For Christian Zionists, moreover, it is intolerable that Muslims, unbelievers
other than Jews, reside in Jesus’ homeland. Rev. Robertson poignantly
expressed what this country means for evangelicals: “Israel--to
walk where Jesus walked, to pray where Jesus prayed, to stand where
he stood--there is no other place like it on earth.”

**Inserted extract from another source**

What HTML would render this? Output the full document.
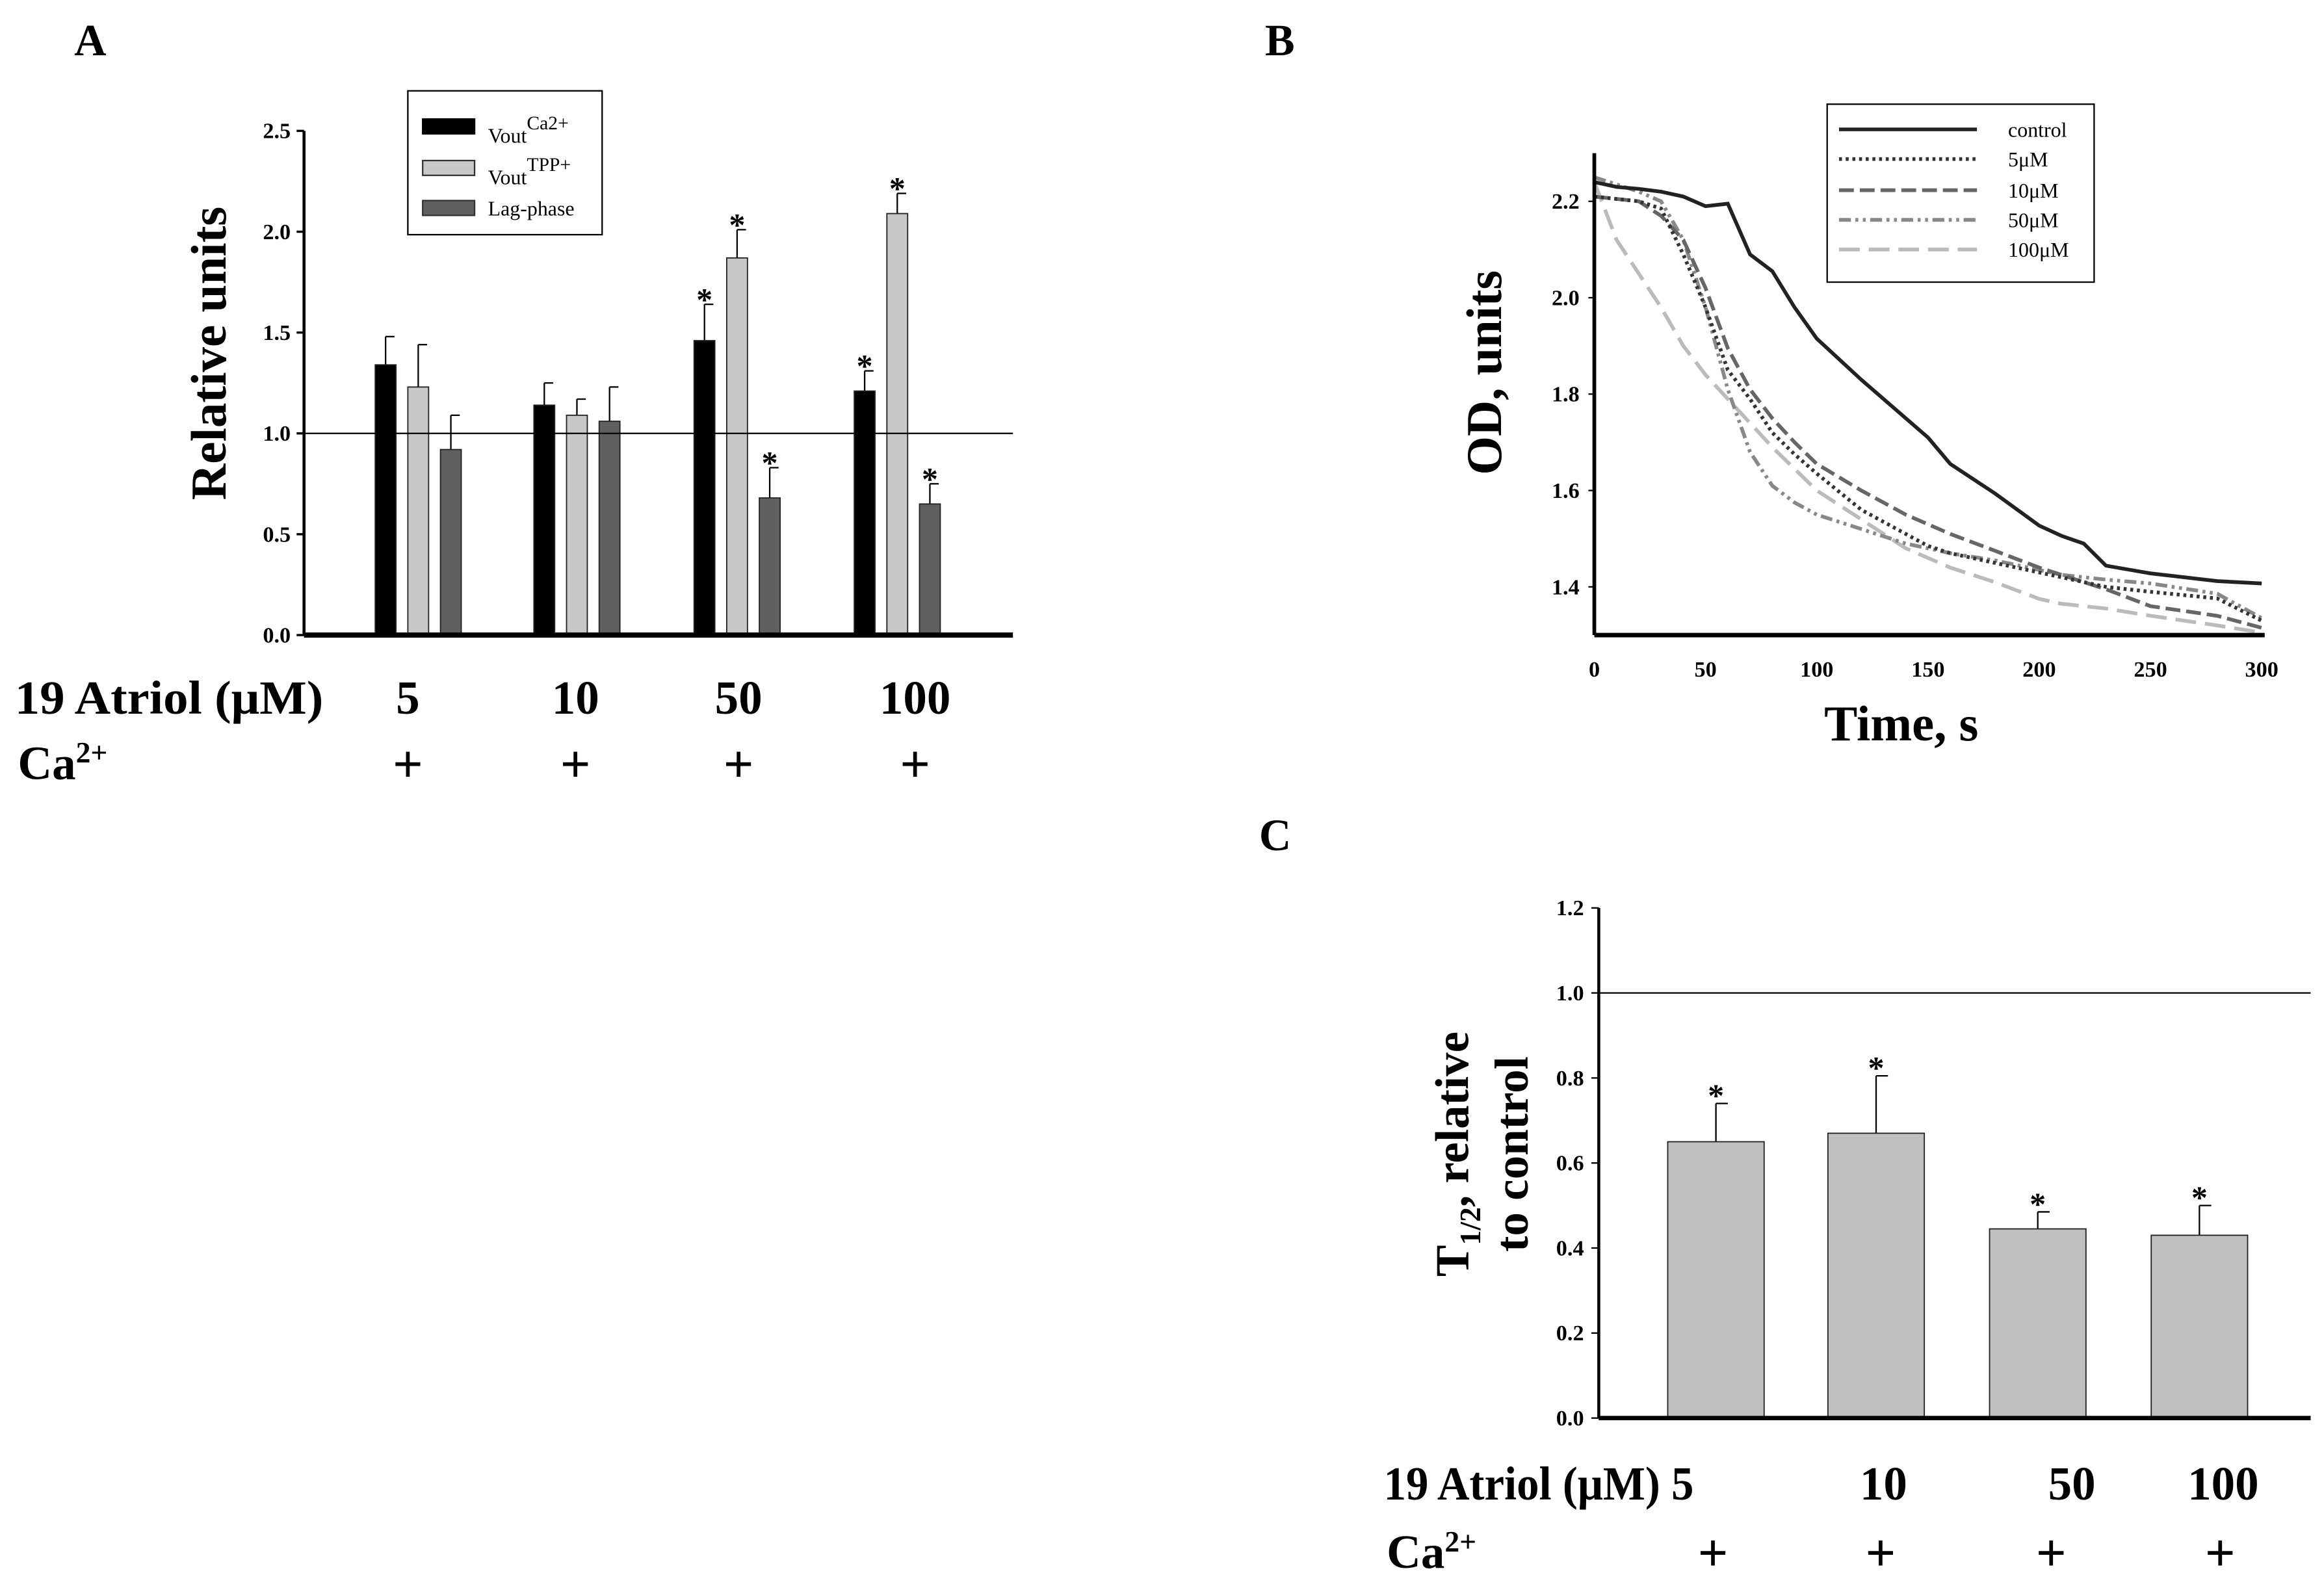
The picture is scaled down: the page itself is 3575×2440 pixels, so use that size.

Just as important for Christian Zionists are the predictions about
Jesus’ second coming when Jews are to be in full control of Biblical
Israel and Jerusalem will be the capital of the world (Jeremiah 3:17
and Micah 4:8). Jesus will take all born-again Christians from earth
into heaven while the unbelievers are cast into everlasting fire. This
at least is one of the sterner interpretations of Biblical prophesy
concerning the apocalypse.
For Israelis and their Jewish backers worldwide, the wholehearted evangelical
support--economic, political, and moral--is certainly welcome. Yet,
Jews can hardly be pleased by the evangelical assertion that at the
second coming they, like other unbelievers, will be cast into eternal
fire unless they become born-again Christians.
That is why the author of the “Match Made in Heaven” finds
the Judeo-Evangelical alliance not only wonderful but also weird. For
the growing number of Jews whose moral standards make them highly critical
of Israel’s oppressive occupation of Palestinian territory, the
close association of Christian Zionists with ultraconservative Republicans
and Israel’s Likudniks creates even more distrust. Why, so some
of them ask, do the evangelical leaders persistently fail to condemn
Israeli misconduct while roundly denouncing Islam as an evil religion?
When Rev. Robertson suggested that Prime Minister Sharon’s stroke
might have been God’s punishment for withdrawing Israel’s
troops from Gaza, even Robertson’s friends in the Israeli government
temporarily cut their ties with him.
The majority of America’s Jews--traditionally progressive, secular,
and voting Democratic--remains wary of the simplistic and intolerant
world view of Christian Zionists. Take for example, the recent pronouncements
of Rev. Hagee. As Israeli bombs fell on Lebanon, he came with 3,500
of his followers from San Antonio to Washington, D.C., to preside over
the first annual conference of his newly founded organization, Christians
United for Israel. He called the conflict between Israelis and Arabs “a
battle between good and evil” and demanded unconditional support
for Israel as “God’s foreign policy.” The next day
he took the same message to the evangelical Christians in the White
House and emerged pleased with the encouragement he received.
Liberal Jewish groups, such as Tikkun and the Israeli Policy Forum,
have expressed strong doubt that an alliance between hawkish Jews and
hawkish Christians can produce peace in the Middle East. If President
Bush adopts their religious and political positions, he may be unable
to mediate evenhandedly between Israelis and Palestinians.